Moriarty the Patriot is a must-read for manga-loving Holmes fans who are eager to see how the Holmes story fares as an indictment of the aristocracy that, for the most part, Sherlock himself either upholds or completely ignores. Volume one of this intriguing new series is available from VIZ Media starting October 6, 2020. An anime adaptation is set to begin on October 11, 2020, and will be available to stream through Funimation. So don your deerstalker, for the game is afoot!

3 COMMENTS

  1. Not the first time someone’s re-imagined Moriarty as a hero (or more commonly, an antihero.) Michael Kurland’s Professor Moriarty series of books comes to mind in the prose arena.

  2. “Consulting detective, while solving numerous cases of heinous murder, fails to overthrow existing social order, is therefore the villain.”

    This is indeed a very 2020 take.

  3. “The aristocracy that, for the most part, Sherlock himself either upholds or completely ignores.”

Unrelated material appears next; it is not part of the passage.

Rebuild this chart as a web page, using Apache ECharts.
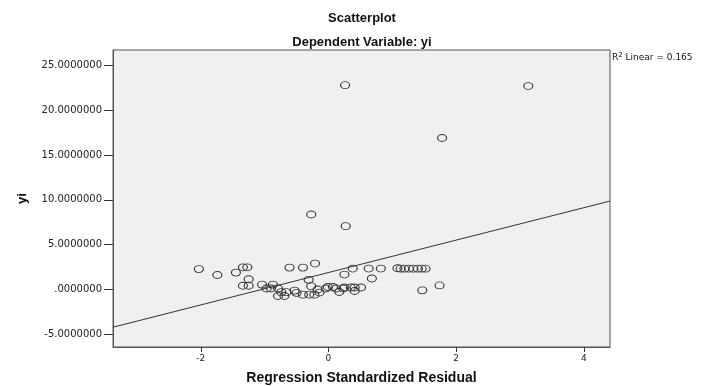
<!DOCTYPE html>
<html>
<head>
<meta charset="utf-8">
<script src="https://cdn.jsdelivr.net/npm/echarts@6/dist/echarts.min.js"></script>
<style>
  html, body { margin: 0; padding: 0; background: #fff; }
  #chart { width: 706px; height: 386px; }
</style>
</head>
<body>
<div id="chart"></div>
<script>
// residual (x) / yi (y) pairs
var points = [
  [0.26, 22.8], [3.13, 22.7], [1.78, 16.9], [-0.27, 8.35], [0.27, 7.05],
  [-2.03, 2.25], [-1.74, 1.6], [-1.45, 1.86], [-1.34, 2.45], [-1.27, 2.45],
  [-1.25, 1.12], [-0.61, 2.42], [-0.40, 2.42], [-0.21, 2.87], [-0.31, 1.05],
  [0.25, 1.64], [0.38, 2.31], [0.63, 2.31], [0.82, 2.31], [0.68, 1.2],
  [1.08, 2.35], [1.13, 2.3], [1.19, 2.3], [1.26, 2.3], [1.33, 2.3],
  [1.40, 2.3], [1.46, 2.3], [1.52, 2.3],
  [-1.34, 0.4], [-1.25, 0.4], [-1.04, 0.52], [-0.97, 0.08], [-0.87, 0.52],
  [-0.90, 0.08], [-0.79, 0.08], [-0.74, -0.32], [-0.66, -0.32], [-0.53, -0.15],
  [-0.50, -0.4], [-0.79, -0.75], [-0.69, -0.75], [-0.40, -0.6], [-0.30, -0.6],
  [-0.22, -0.6], [-0.27, 0.35], [-0.14, -0.37], [-0.17, -0.03], [-0.04, 0.08],
  [-0.01, 0.26], [0.07, 0.26], [0.12, 0.08], [0.17, -0.3], [0.23, 0.08],
  [0.25, 0.19], [0.35, 0.19], [0.41, 0.19], [0.51, 0.19], [0.41, -0.19],
  [1.47, -0.12], [1.74, 0.43]
];
// fit line: intercept, slope
var fitLine = [1.87, 1.81];
var xTicks = [-2, 0, 2, 4];
var yTicks = [-5, 0, 5, 10, 15, 20, 25];
var xRange = [-3.375, 4.41];
var yRange = [-6.45, 26.73];

var font = "'Liberation Sans', Arial, sans-serif";
var tickFont = "'DejaVu Sans', sans-serif";
var chart = echarts.init(document.getElementById("chart"));

var option = {
  backgroundColor: "#fff",
  animation: false,
  title: [
    {
      text: "Scatterplot",
      left: 357, top: 7, textAlign: "center",
      textStyle: { fontFamily: font, fontSize: 13, fontWeight: "bold", color: "#111" }
    },
    {
      text: "Dependent Variable: yi",
      left: 357, top: 31, textAlign: "center",
      textStyle: { fontFamily: font, fontSize: 13, fontWeight: "bold", color: "#111" }
    }
  ],
  graphic: [
    {
      type: "text",
      left: 612, top: 52,
      style: {
        text: "R{sup|2} Linear = 0.165",
        fontFamily: tickFont, fontSize: 9, fill: "#111",
        rich: { sup: { fontSize: 7, verticalAlign: "top", padding: [0, 0, 5, 0], fontFamily: tickFont } }
      }
    }
  ],
  grid: {
    left: 113, right: 96, top: 50, bottom: 39,
    outerBoundsMode: "none",
    show: true, backgroundColor: "#f0f0f0", borderColor: "#555", borderWidth: 1
  },
  xAxis: {
    type: "value",
    min: xRange[0], max: xRange[1],
    name: "Regression Standardized Residual",
    nameLocation: "middle", nameGap: 24,
    nameTextStyle: { fontFamily: font, fontSize: 14, fontWeight: "bold", color: "#111" },
    axisLine: { show: true, onZero: false, lineStyle: { color: "#555" } },
    axisTick: { show: true, customValues: xTicks, length: 5, lineStyle: { color: "#333" } },
    axisLabel: { customValues: xTicks, fontFamily: tickFont, fontSize: 9, color: "#222", margin: 7 },
    splitLine: { show: false }
  },
  yAxis: {
    type: "value",
    min: yRange[0], max: yRange[1],
    name: "yi",
    nameLocation: "middle", nameGap: 84, nameRotate: 90,
    nameTextStyle: { fontFamily: font, fontSize: 13, fontWeight: "bold", color: "#111" },
    axisLine: { show: true, onZero: false, lineStyle: { color: "#555" } },
    axisTick: { show: true, customValues: yTicks, length: 9, lineStyle: { color: "#333" } },
    axisLabel: {
      customValues: yTicks, fontFamily: tickFont, fontSize: 10, color: "#222", margin: 11,
      formatter: function (v) { return v === 0 ? ".0000000" : v.toFixed(7); }
    },
    splitLine: { show: false }
  },
  series: [
    {
      type: "line",
      data: [
        [xRange[0], fitLine[0] + fitLine[1] * xRange[0]],
        [xRange[1], fitLine[0] + fitLine[1] * xRange[1]]
      ],
      symbol: "none",
      lineStyle: { color: "#333", width: 1 },
      z: 2
    },
    {
      type: "scatter",
      data: points,
      symbol: "circle",
      symbolSize: [9, 7],
      itemStyle: { color: "rgba(0,0,0,0)", borderColor: "#333", borderWidth: 1, opacity: 1 },
      z: 3
    }
  ]
};

chart.setOption(option);
</script>
</body>
</html>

    This would come as a surprise to those familiar with Conan Doyle’s original stories, since many of the villains are aristocrats. Doyle wrote from a middle class perspective and viewed much of the aristocracy with suspicion–the nobility in the Holmes stories tend to be either drunkards (The Abbey Grange), liars (The Priory School, The Sign of Four), or wastrels (The Beryl Coronet, The Bruce-Partington Plans). Holmes often has to defend the middle class against their predations. As Sherlock says (in Thor Bridge) “Some of you rich men have to be taught that all the world cannot be bribed into condoning your offences.”